Grenades are diabolical little devices that go back as far as the 8th-century when soldiers from the Byzantine Empire began putting incendiary compounds in small stone or ceramic jars and hurling them at their enemies. Today’s grenades aren’t a whole lot more elegant.
There are a few kinds of grenades, with time-delayed fragmentation grenades being the most common in modern armies. Frag grenades are made of steel or some super-hard synthetic, and filled with explosive material. When you pull the detonation pin and release the handle, it triggers the fuse to ignite the charge.
Despite their explosive power, it isn’t the explosion itself that’s harmful. It’s the shrapnel. When a grenade blows up, the steel body disintegrates into a multitude of tiny pieces. Those fragments hurtle through the air in all directions, like a shotgun blast. The bumpy texture on the outside of many grenades (hence the nickname “pineapple”) helps them erupt into more effective shrapnel. If one of those pieces catches you wrong, it can be deadly.

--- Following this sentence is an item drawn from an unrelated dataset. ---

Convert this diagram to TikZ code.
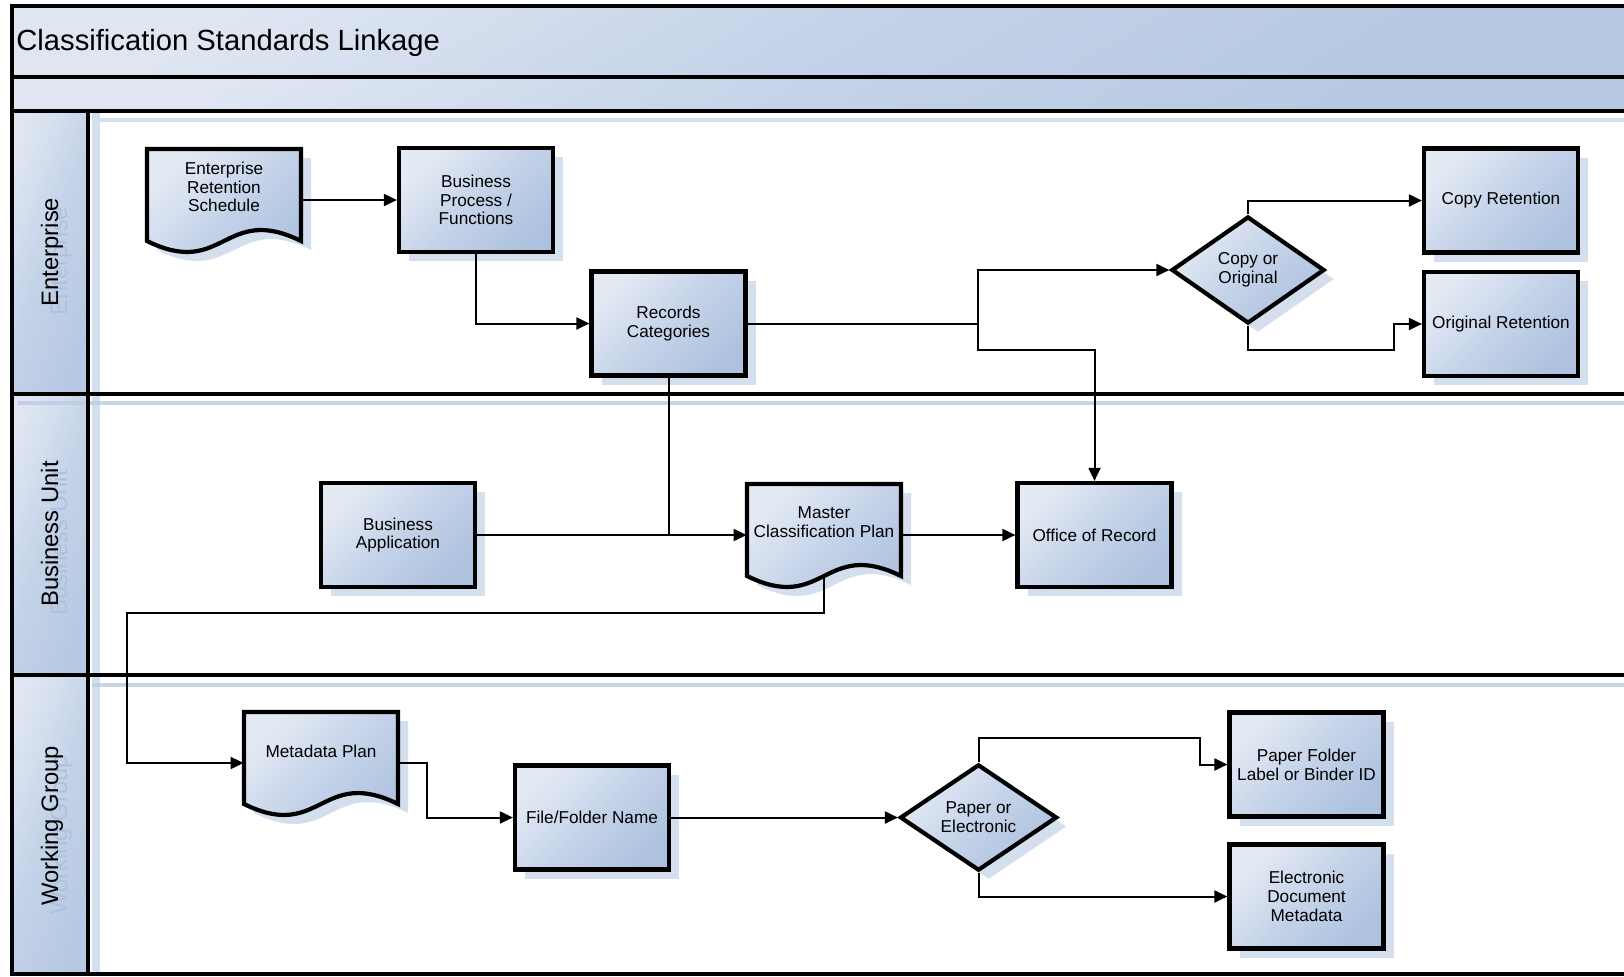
\documentclass[tikz,border=0pt]{standalone}
\usepackage{fontspec}
\setmainfont{Liberation Sans}
\usetikzlibrary{arrows.meta,shapes.geometric,shadows}
\definecolor{boxlight}{HTML}{E4EAF4}
\definecolor{boxmid}{HTML}{C5D3E9}
\definecolor{boxdark}{HTML}{AEC2DF}
\definecolor{shadowblue}{HTML}{D4DFEE}
\definecolor{bandblue}{HTML}{BACBE4}
\definecolor{ghosttext}{HTML}{AFC1DC}
\definecolor{barlight}{HTML}{DFE6F2}
\definecolor{barmid}{HTML}{C3D2E8}
\definecolor{bardark}{HTML}{B6C8E2}
\newcommand\cslBoxFont{\fontsize{8.6}{9.4}\selectfont}
\newcommand\cslLaneFont{\fontsize{11.9}{13}\selectfont}
\newcommand\cslTitleFont{\fontsize{14.6}{16}\selectfont}
\newcommand\cslDoc[2]{%
  \fill[shadowblue] (#1-67,#2-42) -- (#1+87,#2-42) -- (#1+87,#2+50)
     .. controls (#1+10,#2+12) and (#1+10,#2+88) .. (#1-67,#2+50) -- cycle;
  \draw[line width=2.1pt, boxfill, line join=miter] (#1-77,#2-51) -- (#1+77,#2-51) -- (#1+77,#2+41)
     .. controls (#1,#2+3) and (#1,#2+79) .. (#1-77,#2+41) -- cycle;}
\tikzset{
  boxfill/.style={top color=boxlight, bottom color=boxdark, middle color=boxmid, shading angle=45},
  barfill/.style={top color=barlight, bottom color=bardark, middle color=barmid, shading angle=30},
  headfill/.style={top color=barlight, bottom color=bardark, middle color=barmid, shading angle=70},
  boxshadow/.style={drop shadow={shadow xshift=5pt, shadow yshift=-4.5pt, opacity=1, fill=shadowblue}},
  procbox/.style={rectangle, draw=black, line width=2.1pt, boxfill, boxshadow,
    minimum width=77pt, minimum height=52pt, inner sep=1pt, align=center, font=\cslBoxFont},
  decision/.style={diamond, draw=black, line width=2.1pt, boxfill, boxshadow,
    minimum width=76.5pt, minimum height=51.5pt, inner sep=0pt, align=center, font=\cslBoxFont},
  docanchor/.style={rectangle, draw=none, minimum width=77pt, minimum height=51pt, inner sep=0pt},
  doctext/.style={align=center, font=\cslBoxFont, inner sep=0pt},
  conn/.style={line width=1pt, -{Triangle[length=6.5pt,width=6pt]}},
  link/.style={line width=1pt},
  frameline/.style={line width=2.1pt},
  lanetitle/.style={rotate=90, anchor=base, font=\cslLaneFont, inner sep=0pt},
  ghostlabel/.style={rotate=90, anchor=base, font=\cslLaneFont, inner sep=0pt, text=ghosttext},
}
\begin{document}
\begin{tikzpicture}[x=0.5pt, y=-0.5pt]
\useasboundingbox (0,0) rectangle (1624,976);
\clip (0,0) rectangle (1624,976);
\fill[white] (0,0) rectangle (1624,976);
% bars
\shade[barfill] (12,6) rectangle (1640,77);
\shade[barfill] (12,77) rectangle (1640,111);
% lane headers
\shade[headfill] (12,111) rectangle (88,394);
\shade[headfill] (12,394) rectangle (88,675);
\shade[headfill] (12,675) rectangle (88,974);
% lane shadow bands
\fill[shadowblue] (92,113) rectangle (100,974);
\fill[shadowblue] (92,118) rectangle (1640,122);
\fill[bandblue, opacity=0.8] (18,401) rectangle (1640,405);
\fill[bandblue, opacity=0.8] (92,683) rectangle (1640,687);
% frame lines
\draw[frameline] (1640,6) -- (12,6) -- (12,974) -- (1640,974);
\draw[frameline] (12,77) -- (1640,77);
\draw[frameline] (12,111) -- (1640,111);
\draw[frameline] (12,394) -- (1640,394);
\draw[frameline] (12,675) -- (1640,675);
\draw[frameline] (88,111) -- (88,974);
% titles
\node[anchor=base west, font=\cslTitleFont, inner sep=0pt] (title) at (16,50) {Classification Standards Linkage};
\node[ghostlabel] (ghE) at (67,261) {Enterprise};
\node[lanetitle] (laneE) at (58,252) {Enterprise};
\node[ghostlabel] (ghB) at (67,543) {Business Unit};
\node[lanetitle] (laneB) at (58,534) {Business Unit};
\node[ghostlabel] (ghW) at (67,835) {Working Group};
\node[lanetitle] (laneW) at (58,826) {Working Group};
% document shapes
\cslDoc{224}{200}
\cslDoc{824}{535}
\cslDoc{321}{763}
\node[docanchor] (ers) at (224,200) {};
\node[doctext] (ersT) at (224,187) {Enterprise\\Retention\\Schedule};
\node[docanchor] (mcp) at (824,535) {};
\node[doctext] (mcpT) at (824,522) {Master\\Classification Plan};
\node[docanchor] (mp) at (321,763) {};
\node[doctext] (mpT) at (321,751) {Metadata Plan};
\coordinate (mcpB) at (824,576);
% process boxes
\node[procbox] (bpf) at (476,200) {Business\\Process /\\Functions};
\node[procbox] (rc) at (668.5,323.5) {Records\\Categories};
\node[procbox] (cret) at (1501,200.5) {Copy Retention};
\node[procbox] (oret) at (1501,324) {Original Retention};
\node[procbox] (ba) at (398,535) {Business\\Application};
\node[procbox] (oor) at (1094.5,535) {Office of Record};
\node[procbox] (ffn) at (592,817.5) {File/Folder Name};
\node[procbox] (pf) at (1306.5,764.5) {Paper Folder\\Label or Binder ID};
\node[procbox] (edm) at (1306.5,896.5) {Electronic\\Document\\Metadata};
% decisions
\node[decision, minimum width=76.5pt, minimum height=53.5pt] (cor) at (1248,270) {Copy or\\Original};
\node[decision, minimum width=78.5pt, minimum height=53pt] (poe) at (978.5,817.5) {Paper or\\Electronic};
% junction points
\coordinate (j1) at (978,323.5);
\coordinate (j2) at (978,350);
\coordinate (j3) at (1394,350);
\coordinate (j5) at (127,613);
\coordinate (j6) at (427,790);
\coordinate (j7) at (1200,738);
% connectors
\draw[conn] (ers.east) -- (bpf.west);
\draw[conn] (bpf.south) |- (rc.west);
\draw[link] (rc.east) -- (j1);
\draw[conn] (j1) |- (cor.west);
\draw[conn] (j1) -- (j2) -| (oor.north);
\draw[conn] (cor.north) |- (cret.west);
\draw[conn] (cor.south) |- (j3) |- (oret.west);
\draw[link] (rc.south) -- (rc.south |- ba.east);
\draw[conn] (ba.east) -- (mcp.west);
\draw[conn] (mcp.east) -- (oor.west);
\draw[conn] (mcpB) |- (j5) |- (mp.west);
\draw[conn] (mp.east) -| (j6) |- (ffn.west);
\draw[conn] (ffn.east) -- (poe.west);
\draw[conn] (poe.north) |- (j7) |- (pf.west);
\draw[conn] (poe.south) |- (edm.west);
\end{tikzpicture}
\end{document}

Most grenades will detonate about 3-5 seconds after the trigger is released, giving you a few critical moments to react. The kill radius from a grenade’s explosion is about 15 feet, and the casualty radius is about 50 feet, though pieces of shrapnel can still fly much farther than that. You’re not likely going to be able to completely outrun the explosion (and don’t try picking up the grenade and throwing it back!), and because the blast will be cone-shaped in trajectory, with more shrapnel flying upwards and less along the ground, you don’t want to be caught in an upright position when it hits. So the moment a grenade lands in your vicinity, you want to sprint forward a few steps and then immediately hit the deck.